History’s Judgment: How Bush Should Spin His Legacy
By Jessica Bennett
Newsweek Web Exclusive
January 16, 2009
Excerpts
Imagine — just for a second — that it’s 2020, and George W. Bush has restored his reputation. … Now try to answer this question: what would it take to actually make that happen?
The easy answer is that somehow between now and then, Iraq becomes a flourishing democracy, a source of cheap oil for the U.S., and a staunch ally in fending off the spread of terrorism in the region. Or that — by some sort of miracle — the American economy recovers, and Dow 20,000 becomes a reality.
But neither of those scenarios seems particularly likely at the moment. So how would a person go about restoring Bush’s legacy without the benefit of those gifts?
How do you sway public opinion in a climate where 98 percent of historians view your tenure as a failure — according to a recent poll by the History News Network — and only 13 percent of Americans believe you’ve helped the country’s problems, according to a December Pew survey?
Image experts suggest you acknowledge the negatives (Iraq, the economy) but then remind the public of the positives: education reform, funding to fight AIDS in Africa.
You paint the president as a man faced with unprecedented challenges (9/11, a new age of terror) — and no blueprint for how to deal with them. You repeat, and repeat, and repeat again that under trying circumstances, George W. Bush made the American people safer — in an entirely new era of national security.
You take Karl Rove and Dick Cheney out of the public eye, and you start planning Bush’s second act. Will he become a global humanitarian, as Carter did? An environmentalist, like Gore? Or exit the limelight entirely?

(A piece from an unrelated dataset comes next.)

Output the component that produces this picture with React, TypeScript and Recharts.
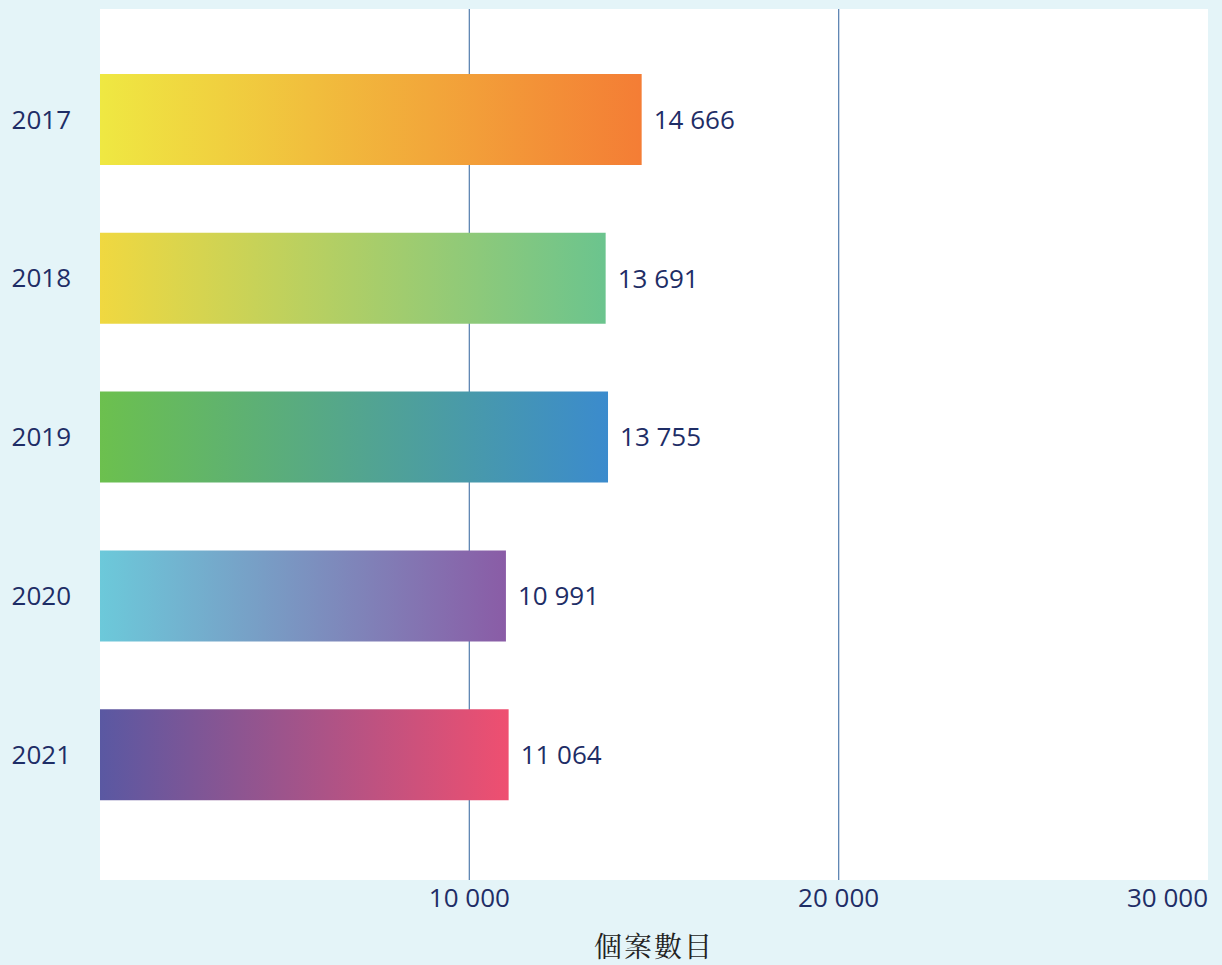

Above all, according to former speechwriters, friends and PR execs who spoke with NEWSWEEK, you must take responsibility for the failures to regain the public trust. …
No matter how you dice it, trying to rehabilitate an image at the end of a presidency is no simple feat — especially for W. Over the last few months, the 43rd president’s poll ratings have plummeted to Nixonian depths, and he leaves behind a trillion dollar deficit and an economy in shambles.
Memories of flood-ravaged New Orleans remain fresh in the public psyche, while the [trillion]-dollar war in Iraq drags on, with a body count of some 4,000 U.S. soldiers to date. Historians, pundits and politicians alike predict he’ll be remembered as being among the worst presidents in American history. …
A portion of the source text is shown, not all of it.